Metro

$2M tax-cheat rap for once-high-flying Stein

The hard times are just beginning for Andrew Stein.

Once a rising star of New York politics with a seemingly limitless future, Stein yesterday found himself in the humiliating role of a criminal defendant standing before a federal judge on charges of cheating the government out of $2.1 million in taxes.

His fall did not come as a total surprise to those who knew him.

“I heard he was borrowing money recently from friends,” said a source.

“For a large part of his life, money wasn’t a problem. I think he’s fallen on hard times. He’s more in a survival mode now.”

Stein today said he’s confident that “everything will be fine” and that the case will be dismissed.

“I got involved in some technical IRS issues,” he said. “My case got dumped in with another case.”

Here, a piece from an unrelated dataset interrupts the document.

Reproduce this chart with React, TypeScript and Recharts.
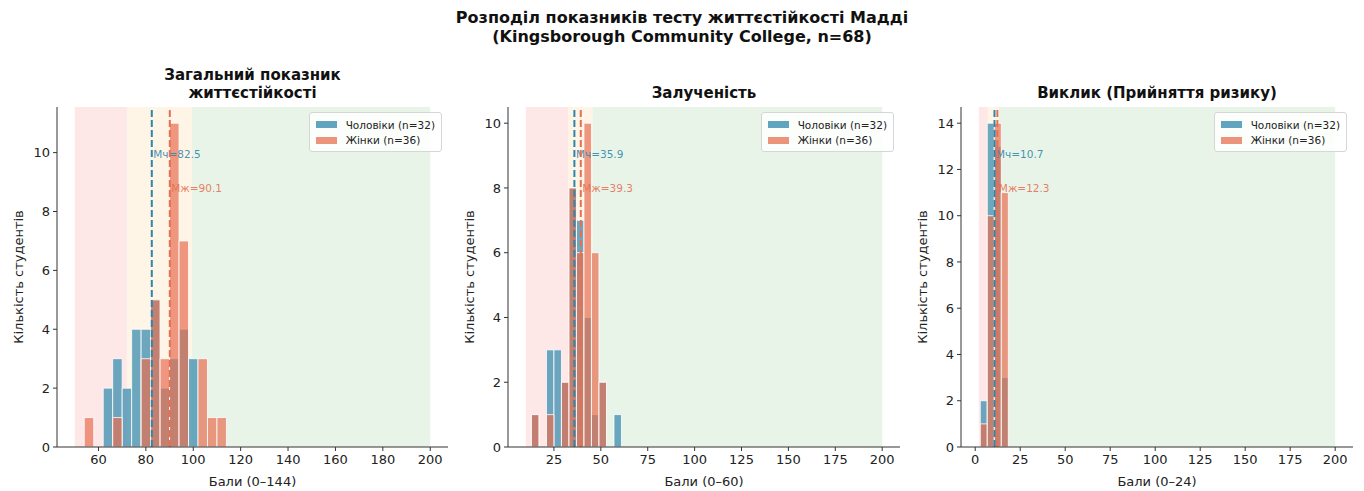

“I have had better days but I feel all right,” he added.

With his politically wired and wealthy father, Jerry Finkelstein, greasing the skids, Stein, a Democrat, was elected Manhattan borough president and City Council president.

Stein even allowed himself to dream of becoming the first Jewish president of the United States, friends recalled.

But by 1994, he suddenly and mysteriously disappeared from the political scene — before reinventing himself as a financial consultant who used his political connections to secure lucrative government deals for clients.

For the last 15 years, Stein, 64, has been living an opulent lifestyle that includes a $150,000 summer rental in Bridgehampton, four-figure restaurant tabs and luxury travel, prosecutors said.

All the while, he hid the fruits of his sketchy endeavors from the IRS, prosecutors say.

Now he faces up to five years in prison and hundreds of thousands of dollars in fines.

He was released on $250,000 bond.

Stein was pushed into politics by his father, the influential former publisher of New York Law Journal, The Hill, and the now-defunct civil-service newspaper The Leader.

Throughout the 24 years he held elected office, from 1969 to 1993, his father, now in his 90s, loomed large over his career — bankrolling him and organizing supporters.

Asked yesterday what his father will think of his current problem, Stein told The Post, “With all the great work I did in public service and with nursing homes, I’m sure he’s proud of me.

“My father is very proud of me,” he mumbled, staring at his shoes.

A year out of Long Island University, Stein — who had dropped the first two syllables of his name early in his career — was elected to the Assembly in 1969. He quickly made headlines there with hearings on nursing-home abuses.

Eight years later, he beat David Dinkins in the Democratic primary for Manhattan borough president.

In 1985, he was elected City Council president, a now-defunct position that put him first in line of succession to the mayor.

During his tenure, The Post published an exposé on Stein’s toupees. He kept several of varying hair lengths that he regularly alternated to give the appearance of natural growth and haircuts.

He considered running in 1993 for mayor or public advocate — but never followed through, saying he wanted to spend more time with his family.

“He decided he would be his own man and stop listening to his father,” said a source. “He didn’t seem to have much appetite for [politics] after that.”

Months later, he divorced his wife, Lynn Forester, who eventually married a Rothschild.

They had two sons, Ben and Jake, who are now in their early 20s.

Except for a public dalliance with conservative firebrand Ann Coulter, Stein remained out of the public eye for years. Then, last year, his name popped up in the probe into a state pension fund scandal.

It was Stein who first approached former state Comptroller Alan Hevesi’s top aide, Hank Morris, about working together to get pension fund business for clients.

Investigators for state Attorney General Andrew Cuomo quizzed him over the $1.5 million his firm Arapaho Partners received in exchange for helping a firm called Carlyle Europe Partners win a $133.7 million deal.

Another one of his firms, York Stockbrokers, allegedly helped Lehman Brothers win a $230 million deal in 2007.

Stein’s buddy, the financier Kenneth Starr, paid him millions between 2003 and 2009 for bringing in clients for his alleged Ponzi scheme, prosecutors said.

His brother, James Finkelstein, sued him for $100,000 over the nonpayment of a loan in 2004.

Stein’s former colleagues are shaking their heads.

“I never thought he would be so stupid as to intentionally not pay his taxes,” said former Mayor Ed Koch.